Mieh Mieh refugee camp (Arabic: مخيم المية مية) is a Palestinian refugee camp in Lebanon, located on the outskirts of Mieh Mieh village in the hills 4 kilometers (2.5 mi) east of the southern city of Sidon. The original refugees in the camp generally came from Saffourieh, Tiereh, Haifa and Miron, in what is now Israel.[1] It was established in 1954 on land leased from private landowners of the Miye ou Miye village. Around the 1990s, the Mieh Mieh camp was located on 60 dunams (15 acres) in Miye ou Miye village. Today, the camp is 1.8 times that size at 108 dunams (27 acres). In 2003, it had a population of 5,037.
On 4 July 1991, following the failure of disarmament negotiations, as required by the Taif agreement, the Lebanese Army attacked Palestinian positions in Southern Lebanon. The offensive, involving 10,000 troops against an estimated 5,000 militia, lasted 3 days and ended with the Army taking all the Palestinian positions around Sidon. In the agreement that followed all heavy weapons were surrendered and infantry weapons only allowed in the two refugee camps, Ain al-Hilweh and Mieh Mieh. 73 people were killed in the fighting, and 200 wounded, mostly Palestinian.[3][4]
The socio-economic situation of the refugees is described by the UNRWA as "extremely difficult". Men find work as daily-paid laborers on construction sites and in orchards. Women work in orchards, in embroidery workshops and as cleaners. All shelters are supplied with water through a network connected to the Agency's water plant. Al-Najdeh Al-Sha'bieh is the only NGO active in Mieh Mieh and provides house decorating courses for Palestinian youths. There are two UNRWA elementary/preparatory schools in the camp, which had an enrollment of 1,020 pupils in 2003/04.[2]
Two people were killed in a gun battle in Mieh Mieh camp on 21 March 2009. Kamal Naji (also known as Kamal Medhat), the deputy head of the Palestine Liberation Organisation in Lebanon, visited the camp to calm the situation on 23 March 2009. Shortly after leaving the camp, a roadside bomb killed him and three others, close to Mieh Mieh.[5]

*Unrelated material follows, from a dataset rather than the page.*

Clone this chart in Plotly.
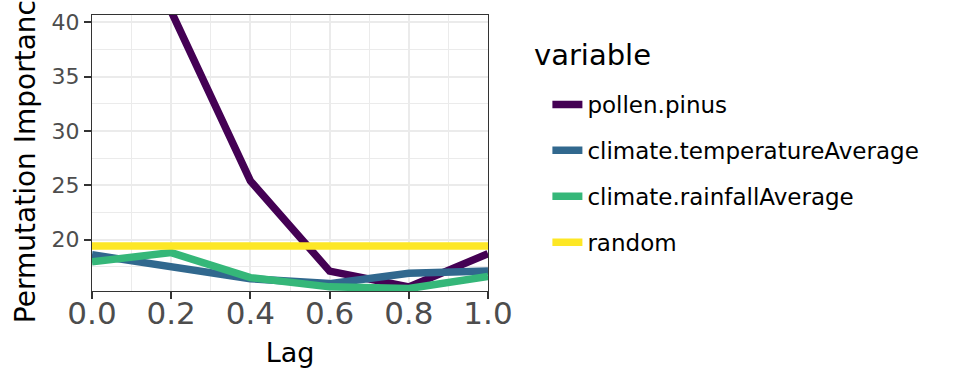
import plotly.graph_objects as go

lags = [0.0, 0.2, 0.4, 0.6, 0.8, 1.0]
pollen_pinus = [62.0, 41.0, 25.4, 17.1, 15.65, 18.7]
climate_temperature = [18.6, 17.5, 16.4, 15.95, 16.9, 17.1]
climate_rainfall = [17.95, 18.8, 16.5, 15.65, 15.5, 16.6]
random_var = [19.4, 19.4, 19.4, 19.4, 19.4, 19.4]

names = ["pollen.pinus", "climate.temperatureAverage", "climate.rainfallAverage", "random"]
series = [pollen_pinus, climate_temperature, climate_rainfall, random_var]
colors = ["#440154", "#31688E", "#35B779", "#FDE725"]
legend_title = "variable"

FONT = "DejaVu Sans"

fig = go.Figure()
for i, (n, s, c) in enumerate(zip(names, series, colors)):
    fig.add_trace(go.Scatter(
        x=lags, y=s, mode="lines", name=n, legendgroup=n,
        line=dict(color=c, width=7.5),
    ))

fig.add_annotation(
    text=legend_title, xref="paper", yref="paper", x=(532 - 92) / 396, y=(291 - 55) / 276,
    xanchor="left", yanchor="middle", showarrow=False,
    font=dict(size=29, color="black", family=FONT),
)

fig.update_layout(
    width=960, height=384,
    margin=dict(l=92, r=472, t=15, b=93, autoexpand=False),
    paper_bgcolor="white", plot_bgcolor="white",
    font=dict(family=FONT, color="black"),
    showlegend=True,
    legend=dict(
        x=1.15, xanchor="left", y=(291 - 83) / 276, yanchor="top",
        traceorder="grouped", tracegroupgap=13, maxheight=380,
        font=dict(size=23, color="black", family=FONT),
        bgcolor="rgba(0,0,0,0)",
    ),
    xaxis=dict(
        range=[0, 1], tickvals=[0, 0.2, 0.4, 0.6, 0.8, 1.0],
        ticktext=["0.0", "0.2", "0.4", "0.6", "0.8", "1.0"],
        showgrid=True, gridcolor="#EBEBEB", gridwidth=2,
        minor=dict(tickvals=[0.1, 0.3, 0.5, 0.7, 0.9], showgrid=True, gridcolor="#EBEBEB", gridwidth=1),
        ticks="outside", ticklen=7, tickcolor="#333333", tickwidth=1.5,
        tickfont=dict(size=31, color="#4D4D4D", family=FONT),
        ticklabelstandoff=-12,
        showline=True, linecolor="#333333", linewidth=1, mirror=True,
        zeroline=False, automargin=False,
        title=dict(text="Lag", font=dict(size=27, color="black", family=FONT), standoff=12),
    ),
    yaxis=dict(
        range=[15.27, 40.67], tickvals=[20, 25, 30, 35, 40],
        showgrid=True, gridcolor="#EBEBEB", gridwidth=2,
        minor=dict(tickvals=[17.5, 22.5, 27.5, 32.5, 37.5], showgrid=True, gridcolor="#EBEBEB", gridwidth=1),
        ticks="outside", ticklen=7, tickcolor="#333333", tickwidth=1.5,
        tickfont=dict(size=22, color="#4D4D4D", family=FONT),
        showline=True, linecolor="#333333", linewidth=1, mirror=True,
        zeroline=False, automargin=False,
        title=dict(text="Permutation Importance", font=dict(size=28, color="black", family=FONT), standoff=7),
    ),
)

fig.write_html("out.html", post_script="document.body.style.margin='0';",
               config={"displayModeBar": False})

Clashes between Hezbollah-linked Ansar Allah and the Fatah movement broke out at the camp on 15 October 2018[6] resulting in a siege of the Ansar Allah zone in the camp and the flight of many residents from the camp. A deal to end the clashes and restore stability and normal life in the camp was brokered by Hezbollah (though Hamas also claims credit for negotiating the deal)[6] in early November 2018. The clashes had left four people dead and 30 others wounded, and caused huge damage to properties. Under the deal, o 7 November 2018, Ansar Allah Secretary-General Jamal Suleiman was evacuated from the Mieh Mieh refugee camp to Syria, along with 20 family members and bodyguards, under and supervised by the Amal movement and Hezbollah.[7] Ansar Allah was founded in the 1990s by Jamal Suleiman who had been a Fatah activist but gravitated to align himself with Hezbollah and the Amal movement during the Lebanese Civil War.[6]